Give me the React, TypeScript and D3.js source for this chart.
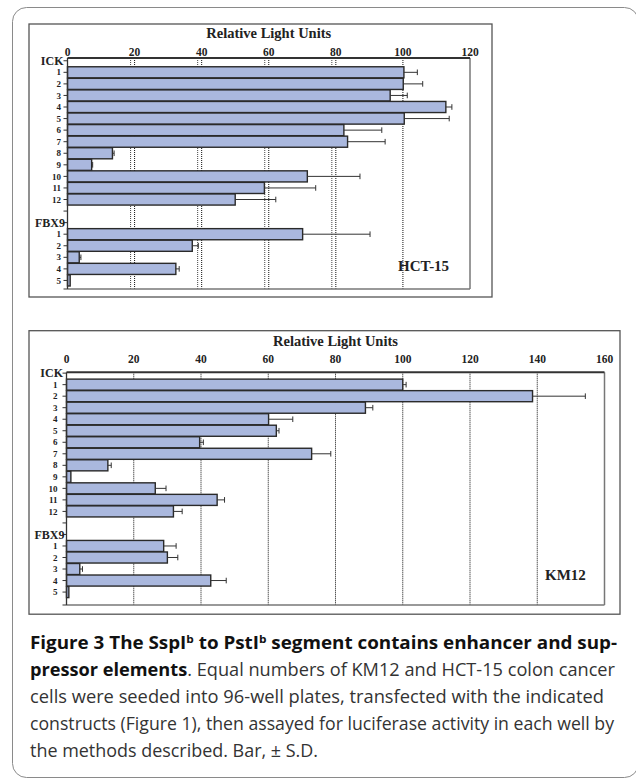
import React from 'react';
import * as d3 from 'd3';

// category rows
const ickLabels = ['1', '2', '3', '4', '5', '6', '7', '8', '9', '10', '11', '12'];
const fbxLabels = ['1', '2', '3', '4', '5'];

// HCT-15 panel
const hctTicks = [0, 20, 40, 60, 80, 100, 120];
const hctIck = [100.3, 100.1, 96.2, 112.8, 100.4, 82.4, 83.5, 13.4, 7.2, 71.5, 58.7, 50.0];
const hctIckErr = [4.0, 5.8, 5.1, 1.8, 13.4, 11.3, 11.2, 0.5, 0.3, 15.7, 15.3, 12.1];
const hctFbx = [70.1, 37.2, 3.5, 32.3, 0.8];
const hctFbxErr = [20.1, 1.8, 0.5, 1.0, 0];

// KM12 panel
const kmTicks = [0, 20, 40, 60, 80, 100, 120, 140, 160];
const kmIck = [100.0, 138.6, 88.9, 60.1, 62.4, 39.6, 72.9, 12.3, 1.3, 26.4, 44.8, 31.8];
const kmIckErr = [1.0, 15.7, 2.2, 7.2, 0.8, 1.1, 5.7, 1.0, 0, 3.2, 2.2, 2.6];
const kmFbx = [28.9, 30.0, 3.95, 42.9, 0.7];
const kmFbxErr = [3.7, 3.1, 0.8, 4.6, 0];

const rowKeys = [
  'ICK',
  ...ickLabels.map(l => 'ICK-' + l),
  'gap',
  'FBX9',
  ...fbxLabels.map(l => 'FBX9-' + l),
];

const SERIF = '"Liberation Serif", "Times New Roman", serif';
const SANS = '"Open Sans", "Noto Sans", sans-serif';
const BAR_FILL = '#aab8de';

interface PanelProps {
  frame: [number, number, number, number];
  xRange: [number, number];
  top: number;
  bottom: number;
  rowRange: [number, number];
  ticks: number[];
  ghost: boolean;
  ick: number[];
  ickErr: number[];
  fbx: number[];
  fbxErr: number[];
  name: string;
  namePos: [number, number];
  tickBase: number;
  titleBase: number;
  numOff: number;
  ickOff: number;
  fbxOff: number;
}

const Panel: React.FC<PanelProps> = p => {
  const xMax = p.ticks[p.ticks.length - 1];
  const x = d3.scaleLinear().domain([0, xMax]).range(p.xRange);
  const y = d3.scaleBand<string>().domain(rowKeys).range(p.rowRange).paddingInner(0.04);
  const bw = y.bandwidth();
  const mid = (k: string) => (y(k) as number) + bw / 2;

  const bars = [
    ...p.ick.map((v, i) => ({ key: 'ICK-' + ickLabels[i], v, e: p.ickErr[i] })),
    ...p.fbx.map((v, i) => ({ key: 'FBX9-' + fbxLabels[i], v, e: p.fbxErr[i] })),
  ];
  const x0 = x(0);
  const [fx, fy, fw, fh] = p.frame;

  return (
    <g>
      <rect x={fx} y={fy} width={fw} height={fh} fill="#fff" stroke="#555" strokeWidth={1.3} />
      {/* gridlines */}
      {p.ticks.slice(1, -1).map(t => (
        <line key={'g' + t} x1={x(t)} x2={x(t)} y1={p.top} y2={p.bottom}
          stroke="#111" strokeWidth={1} strokeDasharray="1,1" />
      ))}
      {p.ghost && p.ticks.slice(1, -2).map(t => (
        <line key={'gg' + t} x1={x(t) - 4} x2={x(t) - 4} y1={p.top} y2={p.bottom}
          stroke="#444" strokeWidth={1} strokeDasharray="1,1" />
      ))}
      {/* right + bottom axis */}
      <line x1={x(xMax)} x2={x(xMax)} y1={p.top} y2={p.bottom} stroke="#777" strokeWidth={1.5} />
      <line x1={x0 - 4} x2={x(xMax)} y1={p.bottom} y2={p.bottom} stroke="#777" strokeWidth={1.5} />
      {/* bars */}
      {bars.map(b => (
        <rect key={b.key} x={x0} y={y(b.key)} width={x(b.v) - x0} height={bw}
          fill={BAR_FILL} stroke="#2a2a2a" strokeWidth={1.4} />
      ))}
      {/* error bars */}
      {bars.filter(b => b.e > 0).map(b => (
        <g key={'e' + b.key} stroke="#333" strokeWidth={1}>
          <line x1={x(b.v)} x2={x(b.v + b.e)} y1={mid(b.key)} y2={mid(b.key)} />
          <line x1={x(b.v + b.e)} x2={x(b.v + b.e)} y1={mid(b.key) - 2.8} y2={mid(b.key) + 2.8} />
        </g>
      ))}
      {/* top + left axis */}
      <line x1={x0} x2={x(xMax)} y1={p.top} y2={p.top} stroke="#333" strokeWidth={2} />
      <line x1={x0} x2={x0} y1={p.top} y2={p.bottom} stroke="#333" strokeWidth={1.3} />
      {rowKeys.map(k => (
        <line key={'t' + k} x1={x0 - 4} x2={x0} y1={mid(k)} y2={mid(k)} stroke="#333" strokeWidth={1} />
      ))}
      {/* tick labels */}
      {p.ticks.map(t => (
        <text key={'l' + t} x={x(t)} y={p.tickBase} textAnchor="middle"
          fontFamily={SERIF} fontWeight="bold" fontSize={11.5} fill="#222">{t}</text>
      ))}
      <text x={(p.xRange[0] + p.xRange[1]) / 2} y={p.titleBase} textAnchor="middle"
        fontFamily={SERIF} fontWeight="bold" fontSize={14.5} fill="#222">Relative Light Units</text>
      {/* category labels */}
      <text x={x0 - p.ickOff} y={mid('ICK')} dy="0.35em" textAnchor="end"
        fontFamily={SERIF} fontWeight="bold" fontSize={12} fill="#222">ICK</text>
      <text x={x0 - p.fbxOff} y={mid('FBX9')} dy="0.35em" textAnchor="end"
        fontFamily={SERIF} fontWeight="bold" fontSize={12} fill="#222">FBX9</text>
      {bars.map(b => (
        <text key={'c' + b.key} x={x0 - p.numOff} y={mid(b.key)} dy="0.35em" textAnchor="end"
          fontFamily={SERIF} fontWeight="bold" fontSize={9} fill="#222">{b.key.split('-')[1]}</text>
      ))}
      <text x={p.namePos[0]} y={p.namePos[1]} fontFamily={SERIF} fontWeight="bold"
        fontSize={15} fill="#222">{p.name}</text>
    </g>
  );
};

const captionLines = [
  'cells were seeded into 96-well plates, transfected with the indicated',
  'constructs (Figure 1), then assayed for luciferase activity in each well by',
];

const App: React.FC = () => {
  const W = 636;
  const H = 779;
  return (
    <svg width={W} height={H} style={{ position: 'absolute', left: 0, top: 0, display: 'block' }}>
      <rect x={0} y={0} width={W} height={H} fill="#fff" />
      <rect x={12.5} y={7.5} width={626} height={770} rx={14} fill="none" stroke="#8a8a8a" strokeWidth={1} />
      <Panel frame={[29, 24, 463, 273]} xRange={[67.5, 470]} top={58} bottom={289}
        rowRange={[55.2, 286]} ticks={hctTicks} ghost={true}
        ick={hctIck} ickErr={hctIckErr} fbx={hctFbx} fbxErr={hctFbxErr}
        name="HCT-15" namePos={[398, 270.5]} tickBase={56} titleBase={38}
        numOff={6.5} ickOff={4} fbxOff={2.5} />
      <Panel frame={[29, 330.7, 591, 283.5]} xRange={[66.5, 604.5]} top={372.3} bottom={605}
        rowRange={[367.6, 597.6]} ticks={kmTicks} ghost={false}
        ick={kmIck} ickErr={kmIckErr} fbx={kmFbx} fbxErr={kmFbxErr}
        name="KM12" namePos={[545, 580]} tickBase={362.5} titleBase={346}
        numOff={9} ickOff={3.5} fbxOff={2} />
      {/* caption */}
      <g fontFamily={SANS} fontSize={17.5}>
        <text x={30} y={649} textLength={587} lengthAdjust="spacingAndGlyphs" fill="#111" fontWeight="bold">
          Figure 3 The SspI<tspan fontSize={11} dy={-6}>b</tspan>
          <tspan dy={6}> to PstI</tspan><tspan fontSize={11} dy={-6}>b</tspan>
          <tspan dy={6}> segment contains enhancer and sup-</tspan>
        </text>
        <text x={30} y={676} textLength={585} lengthAdjust="spacingAndGlyphs" fill="#333">
          <tspan fontWeight="bold" fill="#111">pressor elements</tspan>. Equal numbers of KM12 and HCT-15 colon cancer
        </text>
        <text x={30} y={703} textLength={574} lengthAdjust="spacingAndGlyphs" fill="#333">{captionLines[0]}</text>
        <text x={30} y={730} textLength={584} lengthAdjust="spacingAndGlyphs" fill="#333">{captionLines[1]}</text>
        <text x={30} y={757} textLength={288} lengthAdjust="spacingAndGlyphs" fill="#333">the methods described. Bar, ± S.D.</text>
      </g>
    </svg>
  );
};

export default App;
------
Return only the lines running from the top of the data to the line that holds "const fbxLabels = ['1', '2', '3', '4', '5'];". Include both of those lines, but skip the pictures.

Give me the React, TypeScript and D3.js source for this chart.
import React from 'react';
import * as d3 from 'd3';

// category rows
const ickLabels = ['1', '2', '3', '4', '5', '6', '7', '8', '9', '10', '11', '12'];
const fbxLabels = ['1', '2', '3', '4', '5'];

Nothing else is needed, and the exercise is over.